Peter Bußjäger

Kommentar

Peter Bußjäger

Stabilität und Stillstand

Politik / 31.01.2025 • 06:55 Uhr

Seit der Nationalratswahl am 29. September vergangenen Jahres gab es insgesamt drei Landtagswahlen in Vorarlberg, der Steiermark und im Burgenland. Innerhalb kurzer Zeit konnten, obwohl es teilweise massive Veränderungen in den politischen Kräfteverhältnissen gegeben hat, die neuen Landesregierungen in Vorarlberg und in der Steiermark ihre Arbeit aufnehmen, im Burgenland wird es demnächst so weit sein. So geht modernes Regieren.

Währenddessen sind auf Bundesebene die langwierigen Verhandlungen zwischen der ÖVP, der SPÖ und den Neos über die Bildung einer neuen Bundesregierung letztlich gescheitert. Ob eine Koalition zwischen der FPÖ und der ÖVP zustande kommt, ist vier Monate nach der Nationalratswahl offen.

Im Vergleich zum Bund präsentieren sich die Länder und Gemeinden als Stabilitätsanker. Auch das ist eine Funktion des Föderalismus: Macht zu teilen und dadurch zu verhindern, dass eine Ebene zu dominant wird und Stillstand oder Scheitern auf den Gesamtstaat durchschlägt.
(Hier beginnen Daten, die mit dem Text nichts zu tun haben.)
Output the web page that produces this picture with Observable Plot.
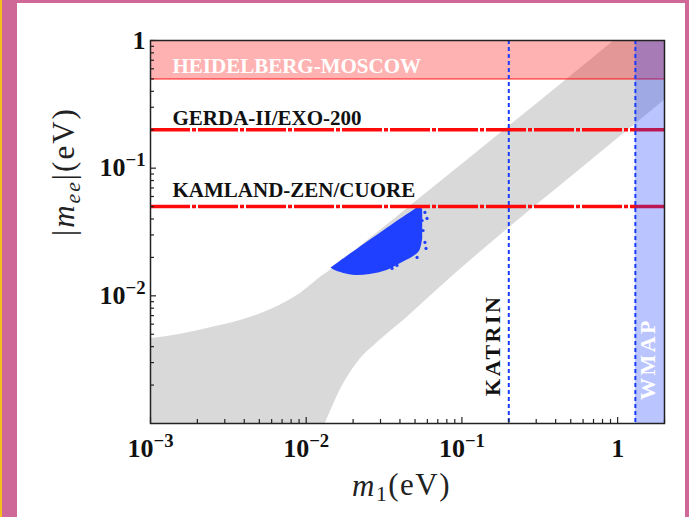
<!DOCTYPE html>
<html><head><meta charset="utf-8">
<script src="https://cdn.jsdelivr.net/npm/d3@7"></script>
<script src="https://cdn.jsdelivr.net/npm/@observablehq/plot@0.6"></script>
<style>
html,body{margin:0;padding:0;background:#fff;width:689px;height:517px;overflow:hidden;position:relative}
#chart{position:absolute;left:0;top:0}
.b{position:absolute;background:#cf6797}
</style></head><body>
<div id="chart"></div>
<div class="b" style="left:0;top:0;width:689px;height:3px"></div>
<div class="b" style="left:0;top:0;width:17px;height:517px"></div>
<div style="position:absolute;left:0;top:0;width:2px;height:517px;background:#f2c21a"></div>
<div class="b" style="left:685px;top:0;width:4px;height:517px"></div>
<script>
// ---- data ----
const xDomain = [0.001, 2];
const yDomain = [0.001, 1];

// allowed |m_ee| band (grey)
const bandM1    = [0.001, 0.0014, 0.00232, 0.00378, 0.00614, 0.00916, 0.0132, 0.0137, 0.0165, 0.0212, 0.0298, 0.0444, 0.0722, 0.2, 0.5, 1, 2];
const bandUpper = [0.00464, 0.0049, 0.00556, 0.00641, 0.00797, 0.01044, 0.0148, 0.01525, 0.0183, 0.0233, 0.0323, 0.048, 0.0775, 0.212, 0.525, 1.05, 2.1];
const bandLower = [0.001, 0.001, 0.001, 0.001, 0.001, 0.001, 0.001, 0.0011, 0.00182, 0.00296, 0.00448, 0.00678, 0.01163, 0.034, 0.085, 0.17, 0.34];

// model scatter region (blue)
const blobM1    = [0.01445, 0.0149, 0.0165, 0.0200, 0.0257, 0.0330, 0.0419, 0.0500, 0.0538, 0.0560];
const blobUpper = [0.01655, 0.0170, 0.0186, 0.0219, 0.0272, 0.0337, 0.0411, 0.0475, 0.0511, 0.0470];
const blobLower = [0.01655, 0.0161, 0.0153, 0.0145, 0.0147, 0.0158, 0.0183, 0.0207, 0.0227, 0.0280];
const dotM1  = [0.0432, 0.0465, 0.0500, 0.0515, 0.0538, 0.0563, 0.0579, 0.0588, 0.0555, 0.0579, 0.0383, 0.0356, 0.0451, 0.0485, 0.0597];
const dotMee = [0.0200, 0.0227, 0.0262, 0.0200, 0.0297, 0.0325, 0.0262, 0.0235, 0.0389, 0.0450, 0.0173, 0.0164, 0.0281, 0.0314, 0.0404];

// experimental limits
const hmRange = [0.5, 1];
const limitValues = [0.2, 0.05];
const katrinM1 = 0.2;
const wmapRange = [1.3, 2];

const expLabels = ["HEIDELBERG-MOSCOW", "GERDA-II/EXO-200", "KAMLAND-ZEN/CUORE"];
const expLabelY = [0.56, 0.216, 0.059];
const vertLabels = ["KATRIN", "WMAP"];
const vertLabelX = [0.2, 1.3];
const vertLabelY = [0.0041, 0.0032];

// ticks
const xMajor = [0.001, 0.01, 0.1, 1];
const xTickLabels = ["10^−3", "10^−2", "10^−1", "1"];
const xMinor = [0.002,0.003,0.004,0.005,0.006,0.007,0.008,0.009,0.02,0.03,0.04,0.05,0.06,0.07,0.08,0.09,0.2,0.3,0.4,0.5,0.6,0.7,0.8,0.9,2];
const yMajor = [1, 0.1, 0.01];
const yTickLabels = ["1", "10^−1", "10^−2"];
const yMinor = [0.002,0.003,0.004,0.005,0.006,0.007,0.008,0.009,0.02,0.03,0.04,0.05,0.06,0.07,0.08,0.09,0.2,0.3,0.4,0.5,0.6,0.7,0.8,0.9];
const titles = ["YTITLE", "XTITLE"];

// ---- build tables ----
const band = bandM1.map((m, i) => ({m, lo: bandLower[i], hi: bandUpper[i]}));
const blob = blobM1.map((m, i) => ({m, lo: blobLower[i], hi: blobUpper[i]}));
const dots = dotM1.map((m, i) => ({m, y: dotMee[i]}));
const expTbl = expLabels.map((t, i) => ({t, y: expLabelY[i]}));

const W = 689, H = 517, mL = 150, mR = 25, mT = 40, mB = 94;
const pw = W - mL - mR, ph = H - mT - mB;
const FONT = "Liberation Serif";
const BLUE = "#2040ff";

const svg = Plot.plot({
  width: W, height: H,
  marginLeft: mL, marginRight: mR, marginTop: mT, marginBottom: mB,
  style: {fontFamily: FONT, background: "transparent"},
  x: {type: "log", domain: xDomain},
  y: {type: "log", domain: yDomain},
  marks: [
    Plot.areaY(band, {x: "m", y1: "lo", y2: "hi", fill: "#d9d9d9", curve: "monotone-x", clip: true}),
    Plot.areaY(blob, {x: "m", y1: "lo", y2: "hi", fill: BLUE, curve: "catmull-rom"}),
    Plot.dot(dots, {x: "m", y: "y", r: 1.6, fill: BLUE}),
    Plot.rect([hmRange], {y1: d => d[0], y2: d => d[1], fill: "#ff0000", fillOpacity: 0.3}),
    Plot.ruleY([hmRange[0]], {stroke: "#ff0000", strokeWidth: 1}),
    Plot.ruleY(limitValues, {stroke: "#ff0a0a", strokeWidth: 3.5, strokeDasharray: "40,2,4,2"}),
    Plot.rect([wmapRange], {x1: d => d[0], x2: d => d[1], fill: "#1a3cff", fillOpacity: 0.3}),
    Plot.ruleX([katrinM1, wmapRange[0]], {stroke: "#1a3cff", strokeWidth: 2, strokeDasharray: "4,3"}),
    Plot.text(expTbl.slice(0, 1), {text: "t", y: "y", frameAnchor: "left", dx: 22, textAnchor: "start", lineAnchor: "bottom",
      fill: "white", fontSize: 21, fontWeight: "bold", fontFamily: FONT}),
    Plot.text(expTbl.slice(1), {text: "t", y: "y", frameAnchor: "left", dx: 22, textAnchor: "start", lineAnchor: "bottom",
      fill: "#111", fontSize: 21, fontWeight: "bold", fontFamily: FONT}),
    Plot.text([{t: vertLabels[0], x: vertLabelX[0], y: vertLabelY[0]}], {text: "t", x: "x", y: "y", rotate: -90, dx: -16,
      fill: "#111", fontSize: 22, fontWeight: "bold", fontFamily: FONT}),
    Plot.text([{t: vertLabels[1], x: vertLabelX[1], y: vertLabelY[1]}], {text: "t", x: "x", y: "y", rotate: -90, dx: 13,
      fill: "white", fontSize: 22, fontWeight: "bold", fontFamily: FONT}),
    Plot.frame({stroke: "#222", strokeWidth: 1.5}),
    Plot.tickX(xMinor, {x: d => d, insetTop: ph - 4, stroke: "#222", strokeWidth: 1.2}),
    Plot.tickX(xMajor, {x: d => d, insetTop: ph - 6, stroke: "#222", strokeWidth: 1.2}),
    Plot.tickY(yMinor, {y: d => d, insetRight: pw - 4, stroke: "#222", strokeWidth: 1.2}),
    Plot.tickY(yMajor, {y: d => d, insetRight: pw - 6, stroke: "#222", strokeWidth: 1.2}),
    Plot.axisX({ticks: xMajor, tickSize: 0, tickPadding: 15, tickFormat: d => xTickLabels[xMajor.indexOf(d)],
      fontSize: 26, fontWeight: "bold", label: null, fill: "#111"}),
    Plot.axisY({ticks: yMajor, tickSize: 0, tickPadding: 5, tickFormat: d => yTickLabels[yMajor.indexOf(d)],
      fontSize: 26, fontWeight: "bold", label: null, fill: "#111"}),
    Plot.text([titles[0]], {frameAnchor: "left", dx: -86, dy: 4, rotate: -90, fontSize: 31, fontFamily: FONT, fill: "#222"}),
    Plot.text([titles[1]], {frameAnchor: "bottom", dy: 72, dx: -6, fontSize: 31, fontFamily: FONT, fill: "#222"})
  ]
});
document.getElementById("chart").appendChild(svg);

// superscripts on tick labels
d3.select(svg).selectAll('g[aria-label="x-axis tick label"] text, g[aria-label="y-axis tick label"] text').each(function () {
  const s = this.textContent;
  if (s.includes("^")) {
    const [b, e] = s.split("^");
    const t = d3.select(this);
    t.text(null);
    t.append("tspan").text(b);
    t.append("tspan").attr("dy", "-0.55em").style("font-size", "72%").text(e);
  }
});
// axis titles with italic / subscripts; letter spacing for vertical labels
d3.select(svg).selectAll("text").each(function () {
  const s = this.textContent;
  const t = d3.select(this);
  if (s === "YTITLE") {
    t.text(null).style("letter-spacing", "2px");
    t.append("tspan").text("|");
    t.append("tspan").style("font-style", "italic").text("m");
    t.append("tspan").style("font-style", "italic").style("font-size", "70%").attr("dy", "0.25em").text("ee");
    t.append("tspan").attr("dy", "-0.18em").text("|(eV)");
  } else if (s === "XTITLE") {
    t.text(null).style("letter-spacing", "1.5px");
    t.append("tspan").style("font-style", "italic").text("m");
    t.append("tspan").style("font-size", "70%").attr("dy", "0.25em").text("1");
    t.append("tspan").attr("dy", "-0.18em").text("(eV)");
  } else if (vertLabels.includes(s)) {
    t.style("letter-spacing", "2.5px");
  }
});
</script>
</body></html>
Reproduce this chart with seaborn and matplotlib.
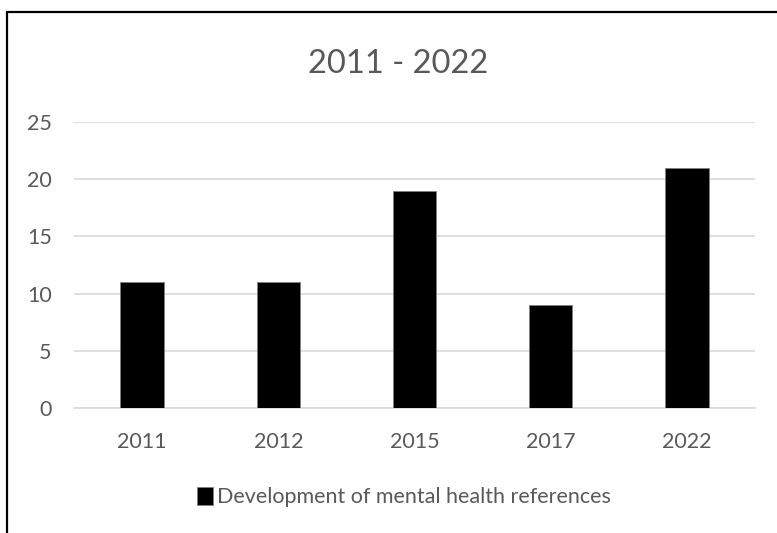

Ebenso sorgt auch die Bundesverwaltung für Stabilität, indem sie ihre Aufgaben erledigt, auch wenn es derzeit so gut wie keine politische Führung mehr gibt und sich die noch im Amt befindlichen Bundesminister samt ihren Kabinetten auf den Absprung vorbereiten und Vorkehrungen für ihre Zukunft treffen. Die oft geschmähte Verwaltung sorgt dafür, dass der Staat trotz politischer Krise gut funktioniert.

Allerdings reichen Stabilität und gute Verwaltung heute nicht mehr. Es braucht auch Innovationskraft und Dynamik. Das politische Gezerre um die neue Bundesregierung schafft genau das Gegenteil davon, nämlich Stillstand. Ganz abgesehen davon, dass die Aussichten derzeit so trostlos sind, dass man nicht weiß, was schlimmer ist: Eine Regierung zu haben oder eben nicht.
Freilich: Auch auf Landes- und Gemeindeebene würde man sich mehr Innovationskraft und Dynamik wünschen und nicht nur ein Ausruhen auf der Stabilität. Der Stillstand auf Bundesebene sollte von den Ländern auch als Chance genützt werden, mehr Vorzeigeprojekte in Sachen digitale Verwaltung, Klimaschutz und Energiewende zu entwerfen.

Peter Bußjäger ist Direktor des ­Instituts für Föderalismus und ­Universitätsprofessor in Innsbruck.